Back when I was writing the A440 sample code for my iPad Dev Camp presentation, I needed to generate a 440 Hz sine wave. The simplest way to do this is to use the sin() or sinf() standard C library functions. But there was one minor caveat: these functions required using floating point data types. However, floating point on the iPhone hardware is (or at least was) not that fast compared to integer calculations, especially when compiled in Thumb mode, which is the default. You could disable Thumb mode, but then the code size would be ~35% larger.
Or, you could avoid floating point altogether. Thus, I wrote trigint, a 100% integer-based trigonometry library. It uses a 16-entry lookup table plus linear interpolation so it’s quite memory efficient, yet still accurate enough for most purposes. Since it’s written in ANSI C99, it can be used on 8-bit microcontrollers, like an Atmel AVR with avr-gcc. Here’s the code and the API documentation.

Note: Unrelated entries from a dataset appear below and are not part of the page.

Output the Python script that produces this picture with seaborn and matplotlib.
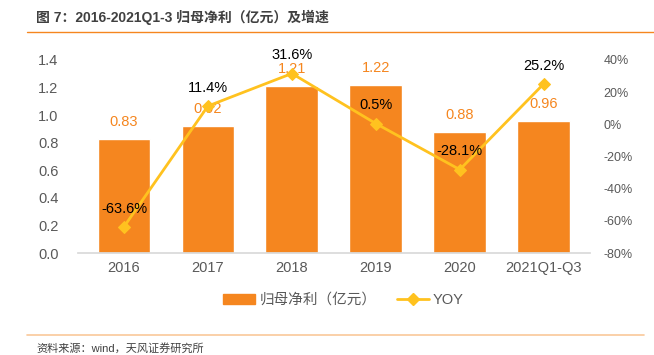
import matplotlib
matplotlib.use("Agg")
import matplotlib.pyplot as plt
import seaborn as sns
import pandas as pd
from matplotlib.lines import Line2D
from matplotlib.patches import Patch

categories = ["2016", "2017", "2018", "2019", "2020", "2021Q1-Q3"]
profit = [0.83, 0.92, 1.21, 1.22, 0.88, 0.96]
yoy = [-63.6, 11.4, 31.6, 0.5, -28.1, 25.2]
left_ticks = [0.0, 0.2, 0.4, 0.6, 0.8, 1.0, 1.2, 1.4]
right_ticks = [-80, -60, -40, -20, 0, 20, 40]

sns.set_theme(style="white")
plt.rcParams['font.family'] = ['Liberation Sans', 'Noto Sans CJK SC', 'DejaVu Sans']

BAR = "#F5861F"
LINE = "#FFC21F"
TXT = "#595959"

df = pd.DataFrame({"cat": categories, "profit": profit, "yoy": yoy})

fig = plt.figure(figsize=(6.54, 3.55), dpi=100)
ax = fig.add_axes([0.119, 0.287, 0.783, 0.544])
sns.barplot(data=df, x="cat", y="profit", color=BAR, width=0.63, ax=ax, saturation=1)
ax.set_ylim(0, 1.4)
ax.set_yticks(left_ticks)
ax.set_yticklabels([f"{v:.1f}" for v in left_ticks], color=TXT, fontsize=10.5)
ax.set_xlim(-0.55, 5.55)
ax.set_xlabel("")
ax.set_ylabel("")
ax.tick_params(axis='x', colors=TXT, labelsize=10.5, length=0, pad=6)
ax.tick_params(axis='y', length=0, pad=14)
for s in ["top", "right", "left"]:
    ax.spines[s].set_visible(False)
ax.spines["bottom"].set_color("#D9D9D9")
for i, v in enumerate(profit):
    ax.annotate(f"{v:.2f}", (i, v), xytext=(0, 7), textcoords="offset points",
                ha="center", va="bottom", color=BAR, fontsize=10.5)

ax2 = ax.twinx()
sns.lineplot(x=list(range(len(categories))), y=yoy, ax=ax2, color=LINE, lw=2,
             marker="D", markersize=6, markeredgecolor=LINE)
ax2.set_ylim(-80, 40)
ax2.set_yticks(right_ticks)
ax2.set_yticklabels([f"{v}%" for v in right_ticks], color=TXT, fontsize=9)
ax2.tick_params(axis='y', length=0, pad=10)
for s in ax2.spines.values():
    s.set_visible(False)
for i, v in enumerate(yoy):
    ax2.annotate(f"{v:.1f}%", (i, v), xytext=(0, 8), textcoords="offset points",
                 ha="center", va="bottom", color="black", fontsize=10.5)

handles = [Patch(color=BAR), Line2D([0], [0], color=LINE, lw=2, marker="D", markersize=6)]
fig.legend(handles, ["归母净利（亿元）", "YOY"], loc="center", bbox_to_anchor=(0.525, 0.155),
           ncol=2, frameon=False, fontsize=10.5, labelcolor=TXT, handlelength=2.2,
           columnspacing=1.4, handletextpad=0.3)

fig.text(0.055, 0.95, "图 7：2016-2021Q1-3 归母净利（亿元）及增速", fontsize=10,
         fontweight="bold", color="#404040", va="center")
fig.add_artist(Line2D([0.042, 1.0], [0.91, 0.91], color="#F5861F", lw=1))
fig.add_artist(Line2D([0.042, 0.985], [0.055, 0.055], color="#F9C89A", lw=1.2))
fig.text(0.055, 0.02, "资料来源：wind，天风证券研究所", fontsize=8, color="#404040", va="center")

fig.savefig("out.png", dpi=100)
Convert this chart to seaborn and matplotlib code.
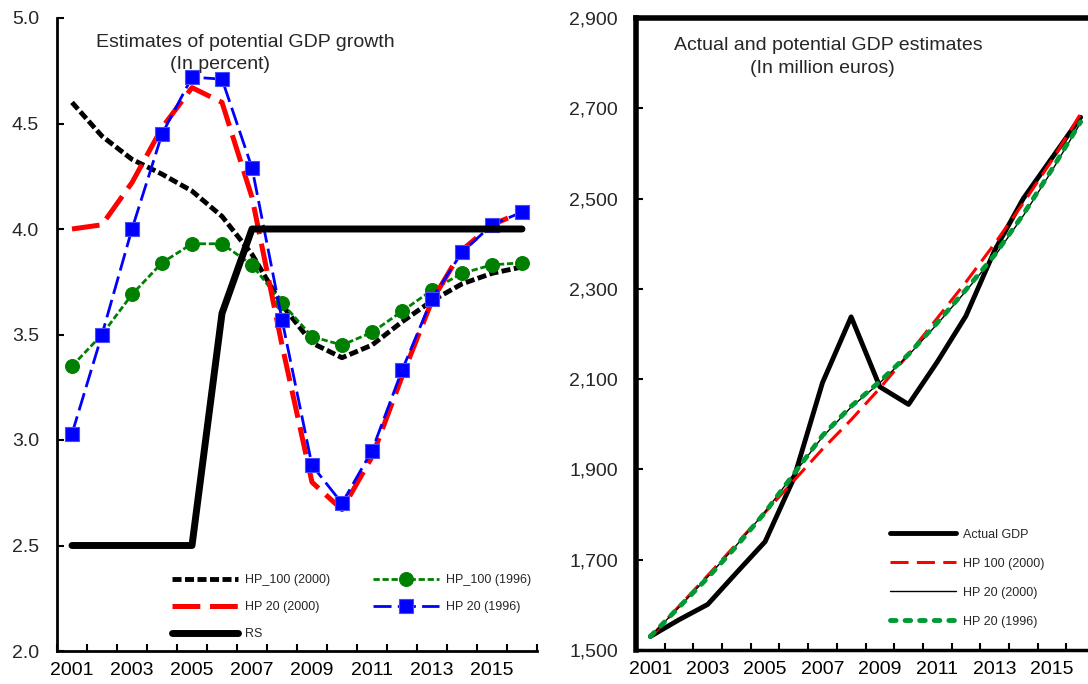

How fast is it? Take a look at the numbers on a 1st generation iPod Touch. In summary,
trigint_sin16() is about 4.4 times faster than
sinf() and 6.7 times faster than
sin() in Thumb mode. Without Thumb mode, the gap closes a bit to 3.8 times faster and 6.2 times faster, respectively. I haven’t, yet run the benchmark on the iPhone 4 or the iPad, so it may not matter as much on the more modern hardware; however, it’s still useful for the the 8-bit MCUs like the AVR, though.
trigint is essentially a C version of the Scott Dattalo’s sine wave routine for the PIC microcontroller. Credit goes to Scott for coming up with the algorithm. He’s also got a whole write up of sine wave theory. Scott is one of the most brilliant assembly coders I’ve ever run into. He helped me optimize a CRC-16 routine in PIC assembly, years ago.